- **Supplied data**:
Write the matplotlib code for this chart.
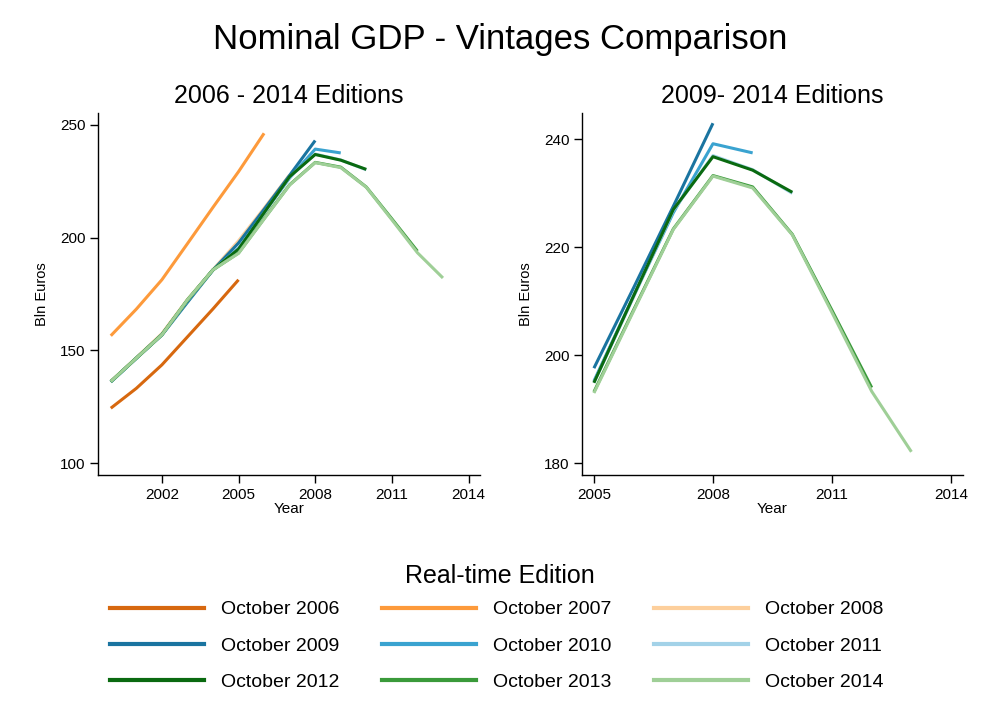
import matplotlib
matplotlib.use("Agg")
import matplotlib.pyplot as plt
from matplotlib.lines import Line2D

plt.rcParams['font.family'] = ['Liberation Sans', 'DejaVu Sans']

editions = ["October 2006", "October 2007", "October 2008",
            "October 2009", "October 2010", "October 2011",
            "October 2012", "October 2013", "October 2014"]
colors = ["#d7680f", "#fd9a3b", "#fdcf9c",
          "#1a74a0", "#3aa3d0", "#a3d2e8",
          "#0a6a10", "#3a9a3a", "#9fcf97"]
start_year = 2000
oct06 = [124.4, 133.2, 143.6, 156.0, 168.4, 181.3]
oct07 = [156.5, 168.3, 181.3, 197.3, 213.4, 229.2, 246.2]
oct08 = [136.3, 146.8, 157.5, 172.6, 185.8, 198.6, 213.0, 227.8]
oct09 = [136.0, 146.5, 156.8, 171.3, 185.6, 197.6, 212.5, 227.6, 243.0]
oct10 = [136.1, 146.6, 157.0, 172.0, 185.7, 195.2, 211.0, 226.4, 239.2, 237.5]
oct11 = [136.1, 146.6, 157.0, 172.1, 185.7, 194.9, 210.8, 226.8, 237.0, 234.4, 230.0]
oct12 = [136.2, 146.6, 157.0, 172.2, 185.7, 194.9, 211.0, 227.0, 236.8, 234.3, 230.2]
oct13 = [136.2, 146.6, 156.9, 172.4, 185.7, 193.2, 208.4, 223.4, 233.3, 231.2, 222.4, 208.3, 194.0]
oct14 = [136.2, 146.6, 156.9, 172.4, 185.7, 193.0, 208.2, 223.3, 233.2, 231.0, 222.3, 207.9, 193.3, 182.1]
series = [oct06, oct07, oct08, oct09, oct10, oct11, oct12, oct13, oct14]

left_xticks = [2002, 2005, 2008, 2011, 2014]
left_yticks = [100, 150, 200, 250]
right_xticks = [2005, 2008, 2011, 2014]
right_yticks = [180, 200, 220, 240]
right_first_edition = 3
right_start_year = 2005

fig = plt.figure(figsize=(10, 7.27), dpi=100)
axL = fig.add_axes([0.098, 0.3466, 0.382, 0.498])
axR = fig.add_axes([0.582, 0.3466, 0.381, 0.498])

lw = 2.2
for name, col, vals in zip(editions, colors, series):
    yrs = list(range(start_year, start_year + len(vals)))
    axL.plot(yrs, vals, color=col, lw=lw, label=name, solid_capstyle='butt')

for name, col, vals in list(zip(editions, colors, series))[right_first_edition:]:
    yrs = list(range(start_year, start_year + len(vals)))
    pairs = [(y, v) for y, v in zip(yrs, vals) if y >= right_start_year]
    axR.plot([p[0] for p in pairs], [p[1] for p in pairs], color=col, lw=lw,
             solid_capstyle='butt')

def style(ax, xt, yt, xlim, ylim, title):
    ax.set_xlim(*xlim)
    ax.set_ylim(*ylim)
    ax.set_xticks(xt)
    ax.set_yticks(yt)
    ax.spines['top'].set_visible(False)
    ax.spines['right'].set_visible(False)
    for s in ['left', 'bottom']:
        ax.spines[s].set_linewidth(1.0)
    ax.tick_params(direction='out', length=6, width=1.0, labelsize=11, pad=3)
    ax.set_xlabel("Year", fontsize=11, labelpad=0)
    ax.set_ylabel("Bln Euros", fontsize=10.5, labelpad=8)
    ax.set_title(title, fontsize=18, pad=7)

style(axL, left_xticks, left_yticks, (1999.5, 2014.45), (94.8, 255.2), "2006 - 2014 Editions")
style(axR, right_xticks, right_yticks, (2004.7, 2014.3), (177.8, 244.9), "2009- 2014 Editions")

fig.suptitle("Nominal GDP - Vintages Comparison", fontsize=25, y=0.968)

fig.text(0.5, 1 - 576 / 727, "Real-time Edition", fontsize=18, ha='center', va='center')

order = [0, 3, 6, 1, 4, 7, 2, 5, 8]
leg_handles = [Line2D([0], [0], color=colors[i], lw=3) for i in order]
leg_labels = [editions[i] for i in order]
leg = fig.legend(leg_handles, leg_labels, ncol=3, loc='center',
                 bbox_to_anchor=(0.497, 1 - 646 / 727), frameon=False, fontsize=14,
                 handlelength=4.8, handletextpad=0.9, columnspacing=2.2,
                 labelspacing=0.97)

fig.savefig("out.png", dpi=100)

- **Problem statement**:
Repeat the material above verbatim. Leave the pictures behind.

- **Expected answer**:
Write the matplotlib code for this chart.
import matplotlib
matplotlib.use("Agg")
import matplotlib.pyplot as plt
from matplotlib.lines import Line2D

plt.rcParams['font.family'] = ['Liberation Sans', 'DejaVu Sans']

editions = ["October 2006", "October 2007", "October 2008",
            "October 2009", "October 2010", "October 2011",
            "October 2012", "October 2013", "October 2014"]
colors = ["#d7680f", "#fd9a3b", "#fdcf9c",
          "#1a74a0", "#3aa3d0", "#a3d2e8",
          "#0a6a10", "#3a9a3a", "#9fcf97"]
start_year = 2000
oct06 = [124.4, 133.2, 143.6, 156.0, 168.4, 181.3]
oct07 = [156.5, 168.3, 181.3, 197.3, 213.4, 229.2, 246.2]
oct08 = [136.3, 146.8, 157.5, 172.6, 185.8, 198.6, 213.0, 227.8]
oct09 = [136.0, 146.5, 156.8, 171.3, 185.6, 197.6, 212.5, 227.6, 243.0]
oct10 = [136.1, 146.6, 157.0, 172.0, 185.7, 195.2, 211.0, 226.4, 239.2, 237.5]
oct11 = [136.1, 146.6, 157.0, 172.1, 185.7, 194.9, 210.8, 226.8, 237.0, 234.4, 230.0]
oct12 = [136.2, 146.6, 157.0, 172.2, 185.7, 194.9, 211.0, 227.0, 236.8, 234.3, 230.2]
oct13 = [136.2, 146.6, 156.9, 172.4, 185.7, 193.2, 208.4, 223.4, 233.3, 231.2, 222.4, 208.3, 194.0]
oct14 = [136.2, 146.6, 156.9, 172.4, 185.7, 193.0, 208.2, 223.3, 233.2, 231.0, 222.3, 207.9, 193.3, 182.1]
series = [oct06, oct07, oct08, oct09, oct10, oct11, oct12, oct13, oct14]

left_xticks = [2002, 2005, 2008, 2011, 2014]
left_yticks = [100, 150, 200, 250]
right_xticks = [2005, 2008, 2011, 2014]
right_yticks = [180, 200, 220, 240]
right_first_edition = 3
right_start_year = 2005

fig = plt.figure(figsize=(10, 7.27), dpi=100)
axL = fig.add_axes([0.098, 0.3466, 0.382, 0.498])
axR = fig.add_axes([0.582, 0.3466, 0.381, 0.498])

lw = 2.2
for name, col, vals in zip(editions, colors, series):
    yrs = list(range(start_year, start_year + len(vals)))
    axL.plot(yrs, vals, color=col, lw=lw, label=name, solid_capstyle='butt')

for name, col, vals in list(zip(editions, colors, series))[right_first_edition:]:
    yrs = list(range(start_year, start_year + len(vals)))
    pairs = [(y, v) for y, v in zip(yrs, vals) if y >= right_start_year]
    axR.plot([p[0] for p in pairs], [p[1] for p in pairs], color=col, lw=lw,
             solid_capstyle='butt')

def style(ax, xt, yt, xlim, ylim, title):
    ax.set_xlim(*xlim)
    ax.set_ylim(*ylim)
    ax.set_xticks(xt)
    ax.set_yticks(yt)
    ax.spines['top'].set_visible(False)
    ax.spines['right'].set_visible(False)
    for s in ['left', 'bottom']:
        ax.spines[s].set_linewidth(1.0)
    ax.tick_params(direction='out', length=6, width=1.0, labelsize=11, pad=3)
    ax.set_xlabel("Year", fontsize=11, labelpad=0)
    ax.set_ylabel("Bln Euros", fontsize=10.5, labelpad=8)
    ax.set_title(title, fontsize=18, pad=7)

style(axL, left_xticks, left_yticks, (1999.5, 2014.45), (94.8, 255.2), "2006 - 2014 Editions")
style(axR, right_xticks, right_yticks, (2004.7, 2014.3), (177.8, 244.9), "2009- 2014 Editions")

fig.suptitle("Nominal GDP - Vintages Comparison", fontsize=25, y=0.968)

fig.text(0.5, 1 - 576 / 727, "Real-time Edition", fontsize=18, ha='center', va='center')

order = [0, 3, 6, 1, 4, 7, 2, 5, 8]
leg_handles = [Line2D([0], [0], color=colors[i], lw=3) for i in order]
leg_labels = [editions[i] for i in order]
leg = fig.legend(leg_handles, leg_labels, ncol=3, loc='center',
                 bbox_to_anchor=(0.497, 1 - 646 / 727), frameon=False, fontsize=14,
                 handlelength=4.8, handletextpad=0.9, columnspacing=2.2,
                 labelspacing=0.97)

fig.savefig("out.png", dpi=100)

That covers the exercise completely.